Maybe if I explain my set up... I currently have access to a lot of mics, EQ, multi-effects and percussion instruments, with a rehearsal space set up in a part of town in which I can gather many interesting found sounds. My only recording technology comes from three mini-disc recorders and an classic tape deck (which I bet will create lovely warm feedback tones). I can set systems in motion using the mini-disc recorders, which lend themselves to random interplay far better than they do for multi-track recording, although I will have a limited multi-track style facility if I spend a lot of time making it work. The random interaction of two systems being played back from two of the mini-disc players, captured on the third.

Is this making sense at all? It's imagining a model for music that moves within a three-dimensional field, in which the various elements continue their disjointed paths until they collide in new, unexpected ways, forming musical moments.
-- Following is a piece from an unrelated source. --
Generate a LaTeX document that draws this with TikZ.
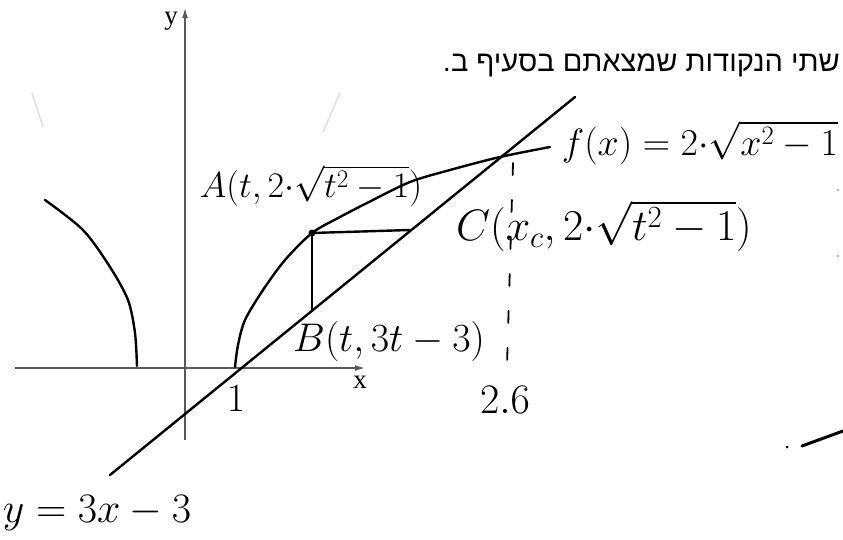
\RequirePackage{fix-cm}
\documentclass[tikz,border=0pt]{standalone}
\usepackage{amsmath}
\usepackage{amssymb}
\usepackage{fontspec}
\usetikzlibrary{arrows.meta}
\newfontfamily\hebfont[Script=Hebrew]{Liberation Sans}
\newfontfamily\axisfont{Liberation Serif}
\TeXXeTstate=1

\begin{document}
\begin{tikzpicture}[x=1pt,y=-1pt,
  every node/.style={inner sep=0pt},
  hand/.style={black,line width=2.4pt,line cap=round,line join=round},
  axis/.style={gray!70!black,line width=1.5pt,-{Latex[length=10pt,width=6pt]}},
  faint/.style={gray!25,line width=1.5pt},
  lab/.style={font=\fontsize{#1}{#1}\selectfont}]
  \useasboundingbox (0,0) rectangle (843,540);

  % axes
  \coordinate (o1) at (15,368);
  \coordinate (o2) at (365,368);
  \coordinate (o3) at (185,440);
  \coordinate (o4) at (185,8);
  \draw[axis] (o1) -- (o2);
  \draw[axis] (o3) -- (o4);
  \node[font=\axisfont\fontsize{27}{27}\selectfont] (ylab) at (171,21) {y};
  \node[font=\axisfont\fontsize{27}{27}\selectfont] (xlab) at (360,382) {x};

  % the two branches
  \draw[hand] plot[smooth] coordinates {(45,200) (83,230) (110,267) (128,300) (135,333) (137,366)};
  \draw[hand] plot[smooth] coordinates {(235,367) (238,345) (245,320) (263,290) (285,260) (312,233)
    (340,217) (367,203) (410,182) (450,170) (500,157) (550,147)};

  \coordinate (pA) at (312,233);
  \coordinate (pB) at (312,311);
  \coordinate (pC) at (410,230);
  \coordinate (l1) at (110,475);
  \coordinate (l2) at (575,97);
  \coordinate (d1) at (513,163);
  \coordinate (d2) at (507,365);
  \fill (pA) circle (3.5pt);
  \path[hand]
  (l1) edge (l2)
  (pA) edge (pC)
  (pA) edge (pB);
  \draw[hand,line width=1.8pt,dash pattern=on 12pt off 25pt] (d1) -- (d2);

  \node[lab=36] (A) at (311,186) {$A(t,2{\cdot}\sqrt{t^2-1})$};
  \node[lab=40] (B) at (389,341) {$B(t,3t-3)$};
  \node[lab=44] (C) at (604,226) {$C(x_c,2{\cdot}\sqrt{t^2-1})$};
  \node[lab=38] (f) at (700,143) {$f(x)=2{\cdot}\sqrt{x^2-1}$};
  \node[lab=40] (one) at (236,399) {$1$};
  \node[lab=42] (two) at (505,400) {$2.6$};
  \node[lab=42] (eq) at (97,513) {$y=3x-3$};

  \node[font=\hebfont\fontsize{29}{33}\selectfont,anchor=base east] (note) at (840,72)
    {\beginR שתי הנקודות שמצאתם בסעיף ב.\endR};

  % leftover marks
  \fill[gray!60] (838,190) circle (1.3pt);
  \fill[gray!60] (838,256) circle (1.3pt);
  \fill (787,447) circle (1.5pt);
  \draw[black,line width=3pt,line cap=round] (802,446) -- (843,431);
  \draw[faint] (32,93) -- (43,127);
  \draw[faint] (340,93) -- (323,132);
\end{tikzpicture}
\end{document}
Let me know if this description has been at all helpful.
 
 
telyn
21:44 / 23.09.02
Is an example of systems music Poème symphonique by Gyorgy Ligeti?

I haven't heard this myself, but was taught about it. Exp, from what you said I think you've probably heard of this, but for those who haven't:

100 metronomes are wound up and released at the same time. The 'music' is then created by the 'tick/tocks' of all the different metronomes, which gradually become out of synch with each other as the springs inside the metronomes wind down. Eventually, the listener is left waiting for the last few metronomes to stop.

Apparently, live it feels just like a 'normal' piece of music, with the emotional journey you would expect.
 
 
reFLUX
19:15 / 25.09.02
your description of this music has excited me and makes me want to copy it. i haven't come up with any ideas yet. but i will.
 
 
The Strobe
20:54 / 25.09.02
I heard of the Lygeti a few weeks ago, in a comment in MacUser on an installation at the Design Museum. They compared a new installation to it.

The installation consists of 150 mobile phones hanging from the roof of a "tank", all at varying heights; they're meant to represent a shoal of fish. A few of the phones' numbers are displayed outside the tank. If you call one, the phone may ring, and the ring tones are specially programmed - but all the phones are also set up in redial loops, and so forward the call onwards. The effect is that the phones "shimmer", much like a shoal of fish. The ringing eventually dies out when all the calls have been forwarded, and the answerphones are reached. Then it can be tried again - and I guess that because of the varying time taken for calls to connect, it's never the same. Systems music? Not quite, but it's working on a similar principle.